• [DATASET SECTION]:
>> Start

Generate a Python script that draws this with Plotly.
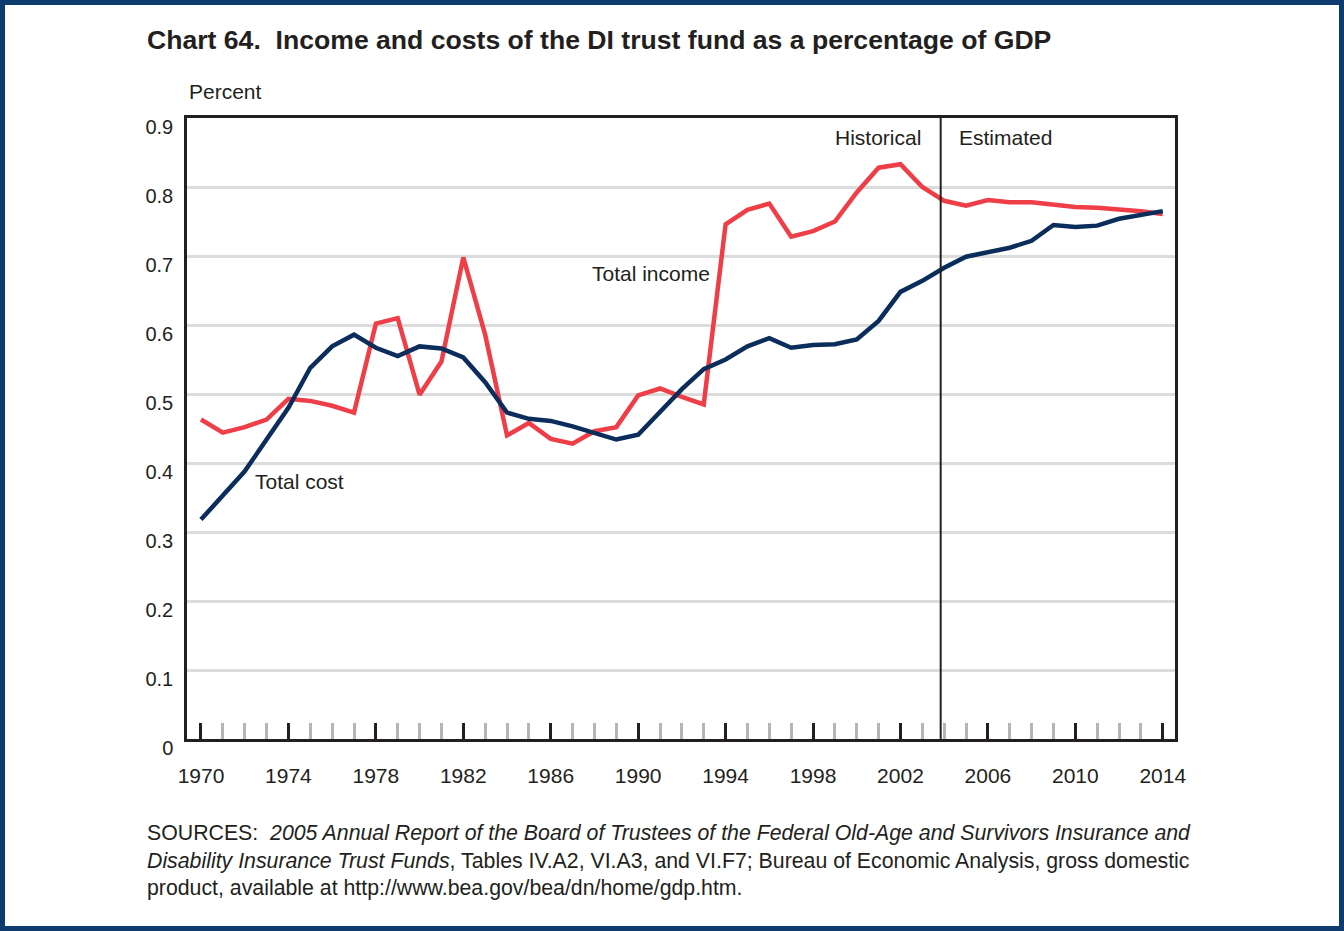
import plotly.graph_objects as go

# ---------------- data (percent of GDP) ----------------
years = list(range(1970, 2015))

total_income = [
    0.463, 0.444, 0.452, 0.463, 0.493, 0.490, 0.483, 0.473, 0.602, 0.610,
    0.499, 0.547, 0.698, 0.586, 0.440, 0.458, 0.435, 0.428, 0.446, 0.452,
    0.498, 0.508, 0.496, 0.485, 0.746, 0.767, 0.776, 0.728, 0.736, 0.750,
    0.792, 0.828, 0.833, 0.800, 0.780, 0.773, 0.781, 0.778, 0.778, 0.774,
    0.771, 0.770, 0.768, 0.765, 0.761,
]

total_cost = [
    0.318, 0.354, 0.388, 0.434, 0.480, 0.538, 0.569, 0.586, 0.567, 0.555,
    0.569, 0.566, 0.553, 0.517, 0.473, 0.464, 0.461, 0.453, 0.443, 0.434,
    0.441, 0.475, 0.507, 0.536, 0.550, 0.569, 0.581, 0.567, 0.571, 0.572,
    0.579, 0.606, 0.648, 0.664, 0.683, 0.699, 0.705, 0.712, 0.722, 0.745,
    0.742, 0.744, 0.754, 0.760, 0.765,
]

y_ticks = [0, 0.1, 0.2, 0.3, 0.4, 0.5, 0.6, 0.7, 0.8, 0.9]
y_ticktext = ["0", "0.1", "0.2", "0.3", "0.4", "0.5", "0.6", "0.7", "0.8", "0.9"]
split_year = 2003.84  # historical / estimated divider

RED = "#ef3e47"
NAVY = "#0b2d5c"
INK = "#231f20"
FONT = "Liberation Sans, Arial, sans-serif"

# ---------------- layout geometry (pixels) ----------------
W, H = 1344, 931
L, R, T, B = 187, 169, 118, 192
PW, PH = W - L - R, H - T - B


def px(x):
    return (x - L) / PW


def py(y):
    return 1 - (y - T) / PH


fig = go.Figure()
fig.add_trace(go.Scatter(x=years, y=total_income, mode="lines", name="Total income",
                         line=dict(color=RED, width=4.5)))
fig.add_trace(go.Scatter(x=years, y=total_cost, mode="lines", name="Total cost",
                         line=dict(color=NAVY, width=4.5)))

# divider + outer navy frame
fig.add_shape(type="line", xref="x", yref="y", x0=split_year, x1=split_year, y0=0, y1=0.9,
              line=dict(color=INK, width=2))
fig.add_shape(type="rect", xref="paper", yref="paper",
              x0=px(2.5), x1=px(W - 2.5), y0=py(H - 2.5), y1=py(2.5),
              line=dict(color="#0d3b6e", width=5), layer="above")

txt = dict(family=FONT, size=21, color=INK)
anns = [
    dict(x=px(145), y=py(40), text="<b>Chart 64.  Income and costs of the DI trust fund as a percentage of GDP</b>",
         xanchor="left", yanchor="middle", font=dict(family=FONT, size=26.6, color=INK)),
    dict(x=px(187), y=py(91), text="Percent", xanchor="left", yanchor="middle", font=txt),
    dict(x=1993.4, y=0.675, xref="x", yref="y", text="Total income", xanchor="right", yanchor="middle", font=txt),
    dict(x=1972.4, y=0.373, xref="x", yref="y", text="Total cost", xanchor="left", yanchor="middle", font=txt),
    dict(x=2003.05, y=0.872, xref="x", yref="y", text="Historical", xanchor="right", yanchor="middle", font=txt),
    dict(x=2004.6, y=0.872, xref="x", yref="y", text="Estimated", xanchor="left", yanchor="middle", font=txt),
    dict(x=px(145), y=py(819), yanchor="top", xanchor="left", align="left",
         text="SOURCES:  <i>2005 Annual Report of the Board of Trustees of the Federal Old-Age and Survivors Insurance and</i><br>"
              "<i>Disability Insurance Trust Funds</i>, Tables IV.A2, VI.A3, and VI.F7; Bureau of Economic Analysis, gross domestic<br>"
              "product, available at http://www.bea.gov/bea/dn/home/gdp.htm.",
         font=dict(family=FONT, size=21.3, color=INK)),
]
for a in anns:
    a.setdefault("xref", "paper")
    a.setdefault("yref", "paper")
    a["showarrow"] = False
    fig.add_annotation(**a)

fig.update_xaxes(range=[1969.36, 2014.56], tick0=1970, dtick=4, ticks="inside", ticklen=16,
                 tickwidth=2.5, tickcolor=INK, showgrid=False, zeroline=False,
                 showline=True, mirror=True, linecolor=INK, linewidth=2.5,
                 ticklabelstandoff=16, tickfont=dict(family=FONT, size=21, color=INK),
                 minor=dict(dtick=1, tick0=1970, ticks="inside", ticklen=16, tickwidth=2.5,
                            tickcolor="#b5b5b5", showgrid=False))
fig.update_yaxes(range=[0, 0.9], tickvals=y_ticks, ticktext=y_ticktext, ticks="",
                 showgrid=True, gridcolor="#dcdcdc", gridwidth=2.5, zeroline=False,
                 showline=True, mirror=True, linecolor=INK, linewidth=2.5,
                 ticklabelstandoff=7, ticklabelshift=9,
                 tickfont=dict(family=FONT, size=20, color=INK))
fig.update_layout(width=W, height=H, margin=dict(l=L, r=R, t=T, b=B),
                  paper_bgcolor="white", plot_bgcolor="white", showlegend=False)

fig.write_html("out.html", config={"displayModeBar": False},
               post_script="document.body.style.margin='0';")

>> End

• [PROBLEM TO SOLVE]:
Take the listing above and print it exactly, apart from the pictures.

• [EXERCISE ANSWER]:
Generate a Python script that draws this with Plotly.
import plotly.graph_objects as go

# ---------------- data (percent of GDP) ----------------
years = list(range(1970, 2015))

total_income = [
    0.463, 0.444, 0.452, 0.463, 0.493, 0.490, 0.483, 0.473, 0.602, 0.610,
    0.499, 0.547, 0.698, 0.586, 0.440, 0.458, 0.435, 0.428, 0.446, 0.452,
    0.498, 0.508, 0.496, 0.485, 0.746, 0.767, 0.776, 0.728, 0.736, 0.750,
    0.792, 0.828, 0.833, 0.800, 0.780, 0.773, 0.781, 0.778, 0.778, 0.774,
    0.771, 0.770, 0.768, 0.765, 0.761,
]

total_cost = [
    0.318, 0.354, 0.388, 0.434, 0.480, 0.538, 0.569, 0.586, 0.567, 0.555,
    0.569, 0.566, 0.553, 0.517, 0.473, 0.464, 0.461, 0.453, 0.443, 0.434,
    0.441, 0.475, 0.507, 0.536, 0.550, 0.569, 0.581, 0.567, 0.571, 0.572,
    0.579, 0.606, 0.648, 0.664, 0.683, 0.699, 0.705, 0.712, 0.722, 0.745,
    0.742, 0.744, 0.754, 0.760, 0.765,
]

y_ticks = [0, 0.1, 0.2, 0.3, 0.4, 0.5, 0.6, 0.7, 0.8, 0.9]
y_ticktext = ["0", "0.1", "0.2", "0.3", "0.4", "0.5", "0.6", "0.7", "0.8", "0.9"]
split_year = 2003.84  # historical / estimated divider

RED = "#ef3e47"
NAVY = "#0b2d5c"
INK = "#231f20"
FONT = "Liberation Sans, Arial, sans-serif"

# ---------------- layout geometry (pixels) ----------------
W, H = 1344, 931
L, R, T, B = 187, 169, 118, 192
PW, PH = W - L - R, H - T - B


def px(x):
    return (x - L) / PW


def py(y):
    return 1 - (y - T) / PH


fig = go.Figure()
fig.add_trace(go.Scatter(x=years, y=total_income, mode="lines", name="Total income",
                         line=dict(color=RED, width=4.5)))
fig.add_trace(go.Scatter(x=years, y=total_cost, mode="lines", name="Total cost",
                         line=dict(color=NAVY, width=4.5)))

# divider + outer navy frame
fig.add_shape(type="line", xref="x", yref="y", x0=split_year, x1=split_year, y0=0, y1=0.9,
              line=dict(color=INK, width=2))
fig.add_shape(type="rect", xref="paper", yref="paper",
              x0=px(2.5), x1=px(W - 2.5), y0=py(H - 2.5), y1=py(2.5),
              line=dict(color="#0d3b6e", width=5), layer="above")

txt = dict(family=FONT, size=21, color=INK)
anns = [
    dict(x=px(145), y=py(40), text="<b>Chart 64.  Income and costs of the DI trust fund as a percentage of GDP</b>",
         xanchor="left", yanchor="middle", font=dict(family=FONT, size=26.6, color=INK)),
    dict(x=px(187), y=py(91), text="Percent", xanchor="left", yanchor="middle", font=txt),
    dict(x=1993.4, y=0.675, xref="x", yref="y", text="Total income", xanchor="right", yanchor="middle", font=txt),
    dict(x=1972.4, y=0.373, xref="x", yref="y", text="Total cost", xanchor="left", yanchor="middle", font=txt),
    dict(x=2003.05, y=0.872, xref="x", yref="y", text="Historical", xanchor="right", yanchor="middle", font=txt),
    dict(x=2004.6, y=0.872, xref="x", yref="y", text="Estimated", xanchor="left", yanchor="middle", font=txt),
    dict(x=px(145), y=py(819), yanchor="top", xanchor="left", align="left",
         text="SOURCES:  <i>2005 Annual Report of the Board of Trustees of the Federal Old-Age and Survivors Insurance and</i><br>"
              "<i>Disability Insurance Trust Funds</i>, Tables IV.A2, VI.A3, and VI.F7; Bureau of Economic Analysis, gross domestic<br>"
              "product, available at http://www.bea.gov/bea/dn/home/gdp.htm.",
         font=dict(family=FONT, size=21.3, color=INK)),
]
for a in anns:
    a.setdefault("xref", "paper")
    a.setdefault("yref", "paper")
    a["showarrow"] = False
    fig.add_annotation(**a)

fig.update_xaxes(range=[1969.36, 2014.56], tick0=1970, dtick=4, ticks="inside", ticklen=16,
                 tickwidth=2.5, tickcolor=INK, showgrid=False, zeroline=False,
                 showline=True, mirror=True, linecolor=INK, linewidth=2.5,
                 ticklabelstandoff=16, tickfont=dict(family=FONT, size=21, color=INK),
                 minor=dict(dtick=1, tick0=1970, ticks="inside", ticklen=16, tickwidth=2.5,
                            tickcolor="#b5b5b5", showgrid=False))
fig.update_yaxes(range=[0, 0.9], tickvals=y_ticks, ticktext=y_ticktext, ticks="",
                 showgrid=True, gridcolor="#dcdcdc", gridwidth=2.5, zeroline=False,
                 showline=True, mirror=True, linecolor=INK, linewidth=2.5,
                 ticklabelstandoff=7, ticklabelshift=9,
                 tickfont=dict(family=FONT, size=20, color=INK))
fig.update_layout(width=W, height=H, margin=dict(l=L, r=R, t=T, b=B),
                  paper_bgcolor="white", plot_bgcolor="white", showlegend=False)

fig.write_html("out.html", config={"displayModeBar": False},
               post_script="document.body.style.margin='0';")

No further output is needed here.